From 2012 levels, GDP increased 1.9 percent in 2013, which compares to an increase of 2.8 percent the year before. But it was important to note that growth averaged 3.25 percent in the second half of the year, compared to the 1.8 percent recorded in the first six months of 2013. Still, fewer fiscal hurdles and increasing rates of job creation are expected to accelerate economic growth in coming months, even if the first months of 2014 prove to be slow as expected due to poor weather. “You should see some pent-up activity show up in the second quarter of the year,” RBC Capital Markets senior economist Jacob Oubina told Bloomberg. For 2014, “it’s a less-headwinds story rather than fundamental improvement in the internals of the economy.”

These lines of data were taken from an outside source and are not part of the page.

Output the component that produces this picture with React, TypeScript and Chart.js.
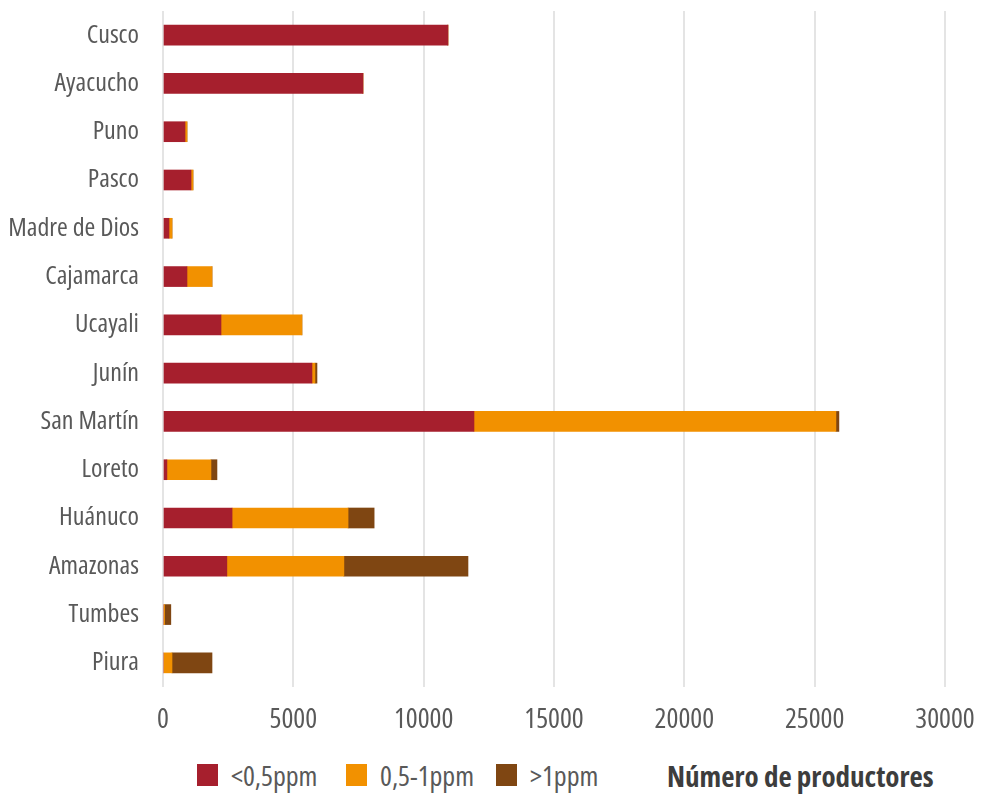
import React, { useEffect, useRef } from "react";
import { Chart, registerables } from "chart.js";

Chart.register(...registerables);

const categories = [
  "Cusco",
  "Ayacucho",
  "Puno",
  "Pasco",
  "Madre de Dios",
  "Cajamarca",
  "Ucayali",
  "Junín",
  "San Martín",
  "Loreto",
  "Huánuco",
  "Amazonas",
  "Tumbes",
  "Piura",
];

const lowValues = [10930, 7670, 845, 1075, 230, 920, 2225, 5715, 11930, 150, 2650, 2450, 0, 0];
const midValues = [0, 0, 75, 75, 115, 960, 3105, 115, 13885, 1690, 4450, 4490, 60, 345];
const highValues = [0, 0, 0, 0, 0, 0, 0, 77, 115, 230, 1000, 4760, 240, 1535];

const seriesNames = ["<0,5ppm", "0,5-1ppm", ">1ppm"];
const seriesColors = ["#A61F2D", "#F29100", "#7F4612"];

const xMin = 0;
const xMax = 30000;
const xStep = 5000;
const axisTitle = "Número de productores";

const FONT = "'Open Sans', 'Roboto', sans-serif";
const TEXT_COLOR = "#595959";

const legendLefts = [197, 346, 496];

export default function App() {
  const canvasRef = useRef<HTMLCanvasElement | null>(null);

  useEffect(() => {
    if (!canvasRef.current) return;
    const seriesData = [lowValues, midValues, highValues];
    const chart = new Chart(canvasRef.current, {
      type: "bar",
      data: {
        labels: categories,
        datasets: seriesNames.map((name, i) => ({
          label: name,
          data: seriesData[i],
          backgroundColor: seriesColors[i],
          borderWidth: 0,
          barThickness: 20,
        })),
      },
      options: {
        indexAxis: "y",
        responsive: false,
        animation: false,
        layout: { padding: { top: 11, right: 36, left: 0, bottom: 0 } },
        plugins: {
          legend: { display: false },
          tooltip: { enabled: false },
        },
        scales: {
          x: {
            stacked: true,
            min: xMin,
            max: xMax,
            ticks: {
              stepSize: xStep,
              color: TEXT_COLOR,
              font: { family: FONT, size: 28, weight: "condensed" as any },
              padding: 16,
              maxRotation: 0,
              callback: (v: any) => String(v),
            },
            grid: { color: "#e4e4e4", lineWidth: 2, drawTicks: false },
            border: { display: false },
            afterFit: (s: any) => {
              s.height = 63;
              s.paddingLeft = 0;
              s.paddingRight = 0;
            },
          },
          y: {
            stacked: true,
            grid: { display: false, drawTicks: false },
            border: { display: false },
            ticks: {
              color: TEXT_COLOR,
              font: { family: FONT, size: 26, weight: "condensed" as any },
              padding: 24,
            },
            afterFit: (s: any) => {
              s.width = 163;
              s.paddingTop = 0;
              s.paddingBottom = 0;
            },
          },
        },
      },
    });
    return () => chart.destroy();
  }, []);

  return (
    <div style={{ position: "absolute", left: 0, top: 0, width: 981, height: 797, background: "#fff" }}>
      <canvas ref={canvasRef} width={981} height={750} style={{ display: "block" }} />
      {seriesNames.map((name, i) => (
        <div
          key={name}
          style={{
            position: "absolute",
            left: legendLefts[i],
            top: 760,
            height: 30,
            display: "flex",
            alignItems: "center",
            fontFamily: FONT,
            fontStretch: "condensed",
            fontSize: 28,
            color: TEXT_COLOR,
            whiteSpace: "nowrap",
          }}
        >
          <span style={{ width: 21, height: 22, background: seriesColors[i], marginRight: 13, display: "inline-block" }} />
          <span>{name}</span>
        </div>
      ))}
      <div
        style={{
          position: "absolute",
          left: 667,
          top: 758,
          height: 34,
          display: "flex",
          alignItems: "center",
          fontFamily: FONT,
          fontStretch: "condensed",
          fontSize: 29,
          fontWeight: "bold",
          color: "#3d3d3d",
          whiteSpace: "nowrap",
        }}
      >
        {axisTitle}
      </div>
    </div>
  );
}
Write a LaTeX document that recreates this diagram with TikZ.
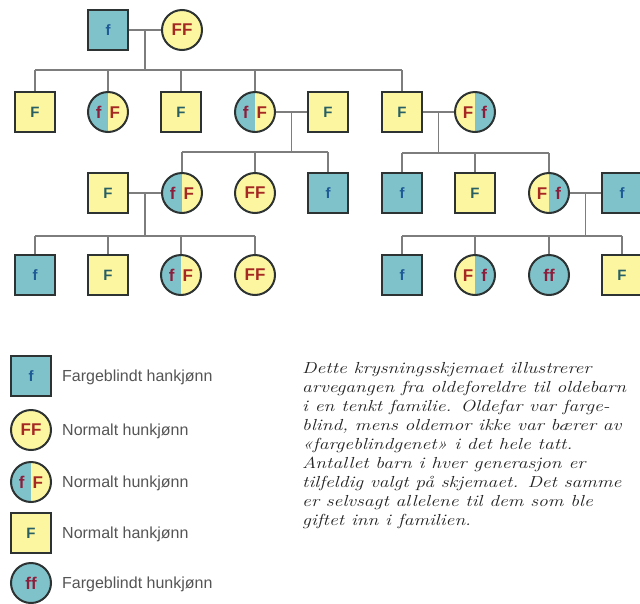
\documentclass[tikz,border=0pt]{standalone}
\usepackage{fontspec}
\setsansfont{Liberation Sans}
\usetikzlibrary{calc}
\definecolor{tealc}{RGB}{128,194,202}
\definecolor{yelc}{RGB}{253,246,160}
\definecolor{bordc}{RGB}{45,50,50}
\definecolor{linec}{RGB}{125,125,125}
\definecolor{bluet}{RGB}{30,90,150}
\definecolor{greent}{RGB}{40,95,100}
\definecolor{redt}{RGB}{165,40,35}
\definecolor{magt}{RGB}{140,30,60}
\definecolor{legt}{RGB}{85,85,85}
\definecolor{parat}{RGB}{35,35,35}
\tikzset{
  base/.style={draw=bordc, line width=2pt, minimum size=40pt, inner sep=0pt, font=\sffamily\bfseries\fontsize{15}{15}\selectfont},
  fsq/.style={base, rectangle, fill=tealc, text=bluet},
  Fsq/.style={base, rectangle, fill=yelc, text=greent},
  cbase/.style={base, circle, font=\sffamily\bfseries\fontsize{17}{17}\selectfont},
  FFc/.style={cbase, fill=yelc, text=redt},
  ffc/.style={cbase, fill=tealc, text=magt},
  fFc/.style={cbase, fill=yelc, text=redt,
    path picture={\fill[tealc] (path picture bounding box.south west) rectangle (path picture bounding box.north);}},
  Ffc/.style={cbase, fill=yelc, text=redt,
    path picture={\fill[tealc] (path picture bounding box.south) rectangle (path picture bounding box.north east);}},
  conn/.style={draw=linec, line width=1.5pt},
  legtext/.style={anchor=west, inner sep=0pt, text=legt, font=\sffamily\fontsize{16}{16}\selectfont},
  paraline/.style={anchor=base west, inner sep=0pt, text=parat, transform shape,
    font=\itshape\fontsize{16}{19}\selectfont},
}
\newcommand{\fF}{\textcolor{magt}{f}\hspace{8pt}F}
\newcommand{\Ff}{F\hspace{8pt}\textcolor{magt}{f}}
\begin{document}
\begin{tikzpicture}[x=1pt,y=-1pt]
\useasboundingbox (0,0) rectangle (640,603);
\fill[white] (0,0) rectangle (640,603);
% bar levels
\coordinate (h2) at (0,70);
\coordinate (h3l) at (0,152);
\coordinate (h3r) at (0,153);
\coordinate (h4) at (0,236);
% generation 1
\node[fsq] (g1a) at (108,30) {f};
\node[FFc] (g1b) at (182,30) {FF};
% generation 2
\node[Fsq] (g2a) at (35,112) {F};
\node[fFc] (g2b) at (108,112) {\fF};
\node[Fsq] (g2c) at (181,112) {F};
\node[fFc] (g2d) at (255,112) {\fF};
\node[Fsq] (g2e) at (328,112) {F};
\node[Fsq] (g2f) at (402,112) {F};
\node[Ffc] (g2g) at (475,112) {\Ff};
% generation 3
\node[Fsq] (g3a) at (108,193) {F};
\node[fFc] (g3b) at (182,193) {\fF};
\node[FFc] (g3c) at (255,193) {FF};
\node[fsq] (g3d) at (328,193) {f};
\node[fsq] (g3e) at (402,193) {f};
\node[Fsq] (g3f) at (475,193) {F};
\node[Ffc] (g3g) at (549,193) {\Ff};
\node[fsq] (g3h) at (622,193) {f};
% generation 4
\node[fsq] (g4a) at (35,275) {f};
\node[Fsq] (g4b) at (108,275) {F};
\node[fFc] (g4c) at (181,275) {\fF};
\node[FFc] (g4d) at (255,275) {FF};
\node[fsq] (g4e) at (402,275) {f};
\node[Ffc] (g4f) at (475,275) {\Ff};
\node[ffc] (g4g) at (549,275) {\textcolor{magt}{ff}};
\node[Fsq] (g4h) at (622,275) {F};
% couples and drops
\path[conn] (g1a.east) -- (g1b.west);
\coordinate (m1) at ($(g1a.east)!0.5!(g1b.west)$);
\path[conn] (m1) -- (m1 |- h2);
\path[conn] (g2a.north |- h2) -- (g2f.north |- h2);
\foreach \n in {g2a,g2b,g2c,g2d,g2f} \path[conn] (\n.north) -- (\n.north |- h2);

\path[conn] (g2d.east) -- (g2e.west);
\coordinate (m2) at ($(g2d.east)!0.5!(g2e.west)$);
\path[conn] (m2) -- (m2 |- h3l);
\path[conn] (g3b.north |- h3l) -- (g3d.north |- h3l);
\foreach \n in {g3b,g3c,g3d} \path[conn] (\n.north) -- (\n.north |- h3l);

\path[conn] (g2f.east) -- (g2g.west);
\coordinate (m3) at ($(g2f.east)!0.5!(g2g.west)$);
\path[conn] (m3) -- (m3 |- h3r);
\path[conn] (g3e.north |- h3r) -- (g3g.north |- h3r);
\foreach \n in {g3e,g3f,g3g} \path[conn] (\n.north) -- (\n.north |- h3r);

\path[conn] (g3a.east) -- (g3b.west);
\coordinate (m4) at ($(g3a.east)!0.5!(g3b.west)$);
\path[conn] (m4) -- (m4 |- h4);
\path[conn] (g4a.north |- h4) -- (g4d.north |- h4);
\foreach \n in {g4a,g4b,g4c,g4d} \path[conn] (\n.north) -- (\n.north |- h4);

\path[conn] (g3g.east) -- (g3h.west);
\coordinate (m5) at ($(g3g.east)!0.5!(g3h.west)$);
\path[conn] (m5) -- (m5 |- h4);
\path[conn] (g4e.north |- h4) -- (g4h.north |- h4);
\foreach \n in {g4e,g4f,g4g,g4h} \path[conn] (\n.north) -- (\n.north |- h4);
% legend
\node[fsq] (l1) at (31,376) {f};
\node[FFc] (l2) at (31,430) {FF};
\node[fFc] (l3) at (31,482) {\fF};
\node[Fsq] (l4) at (31,533) {F};
\node[ffc] (l5) at (31,583) {\textcolor{magt}{ff}};
\node[legtext] (t1) at (62,377) {Fargeblindt hankjønn};
\node[legtext] (t2) at (62,431) {Normalt hunkjønn};
\node[legtext] (t3) at (62,483) {Normalt hunkjønn};
\node[legtext] (t4) at (62,534) {Normalt hankjønn};
\node[legtext] (t5) at (62,584) {Fargeblindt hunkjønn};
% paragraph
\begin{scope}[shift={(302,0)}, xscale=1.22]
\node[paraline] (p1) at (0,373) {Dette krysningsskjemaet illustrerer};
\node[paraline] (p2) at (0,392) {arvegangen fra oldeforeldre til oldebarn};
\node[paraline] (p3) at (0,411) {i en tenkt familie. Oldefar var farge-};
\node[paraline] (p4) at (0,430) {blind, mens oldemor ikke var bærer av};
\node[paraline] (p5) at (0,449) {«fargeblindgenet» i det hele tatt.};
\node[paraline] (p6) at (0,468) {Antallet barn i hver generasjon er};
\node[paraline] (p7) at (0,487) {tilfeldig valgt på skjemaet. Det samme};
\node[paraline] (p8) at (0,506) {er selvsagt allelene til dem som ble};
\node[paraline] (p9) at (0,525) {giftet inn i familien.};
\end{scope}
\end{tikzpicture}
\end{document}
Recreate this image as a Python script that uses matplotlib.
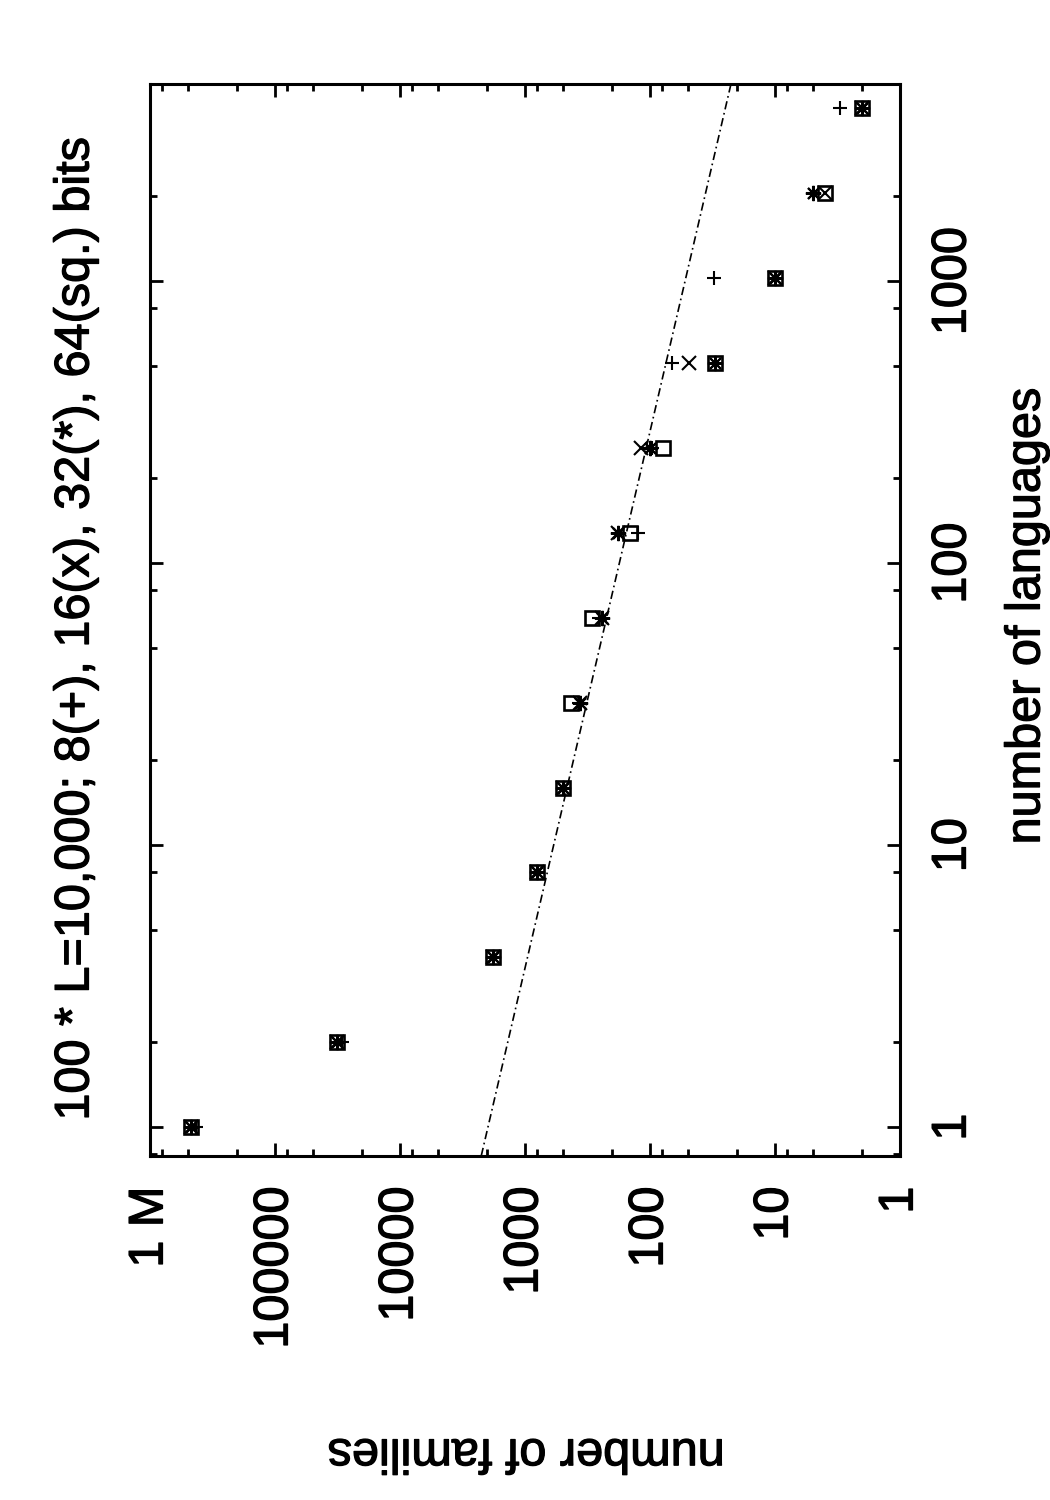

The Federal Reserve has predicted the economy will expand at between a 2.8 percent and a 3.2 percent rate this year, with the unemployment rate falling to between 6.3 percent and 6.6 percent. Already this year, despite weaker-than-expected job creation numbers in January, the jobless rate has ticked down to 6.6 percent, and the drop was not due entirely to disheartened job seekers dropping out of the labor force like in previous months. Last month, the central bank noted that, “Economic activity picked up in recent quarters,” although the latest indicators suggested that growth may not be as robust as previously thought. Fed Chair Janet Yellen told lawmakers Thursday that the weather may be responsible for softer economic data, but “at this point, it is difficult to discern exactly how much.” Still, Fed policymakers agreed at a late January meeting to continue winding down the central bank’s monetary stimulus program.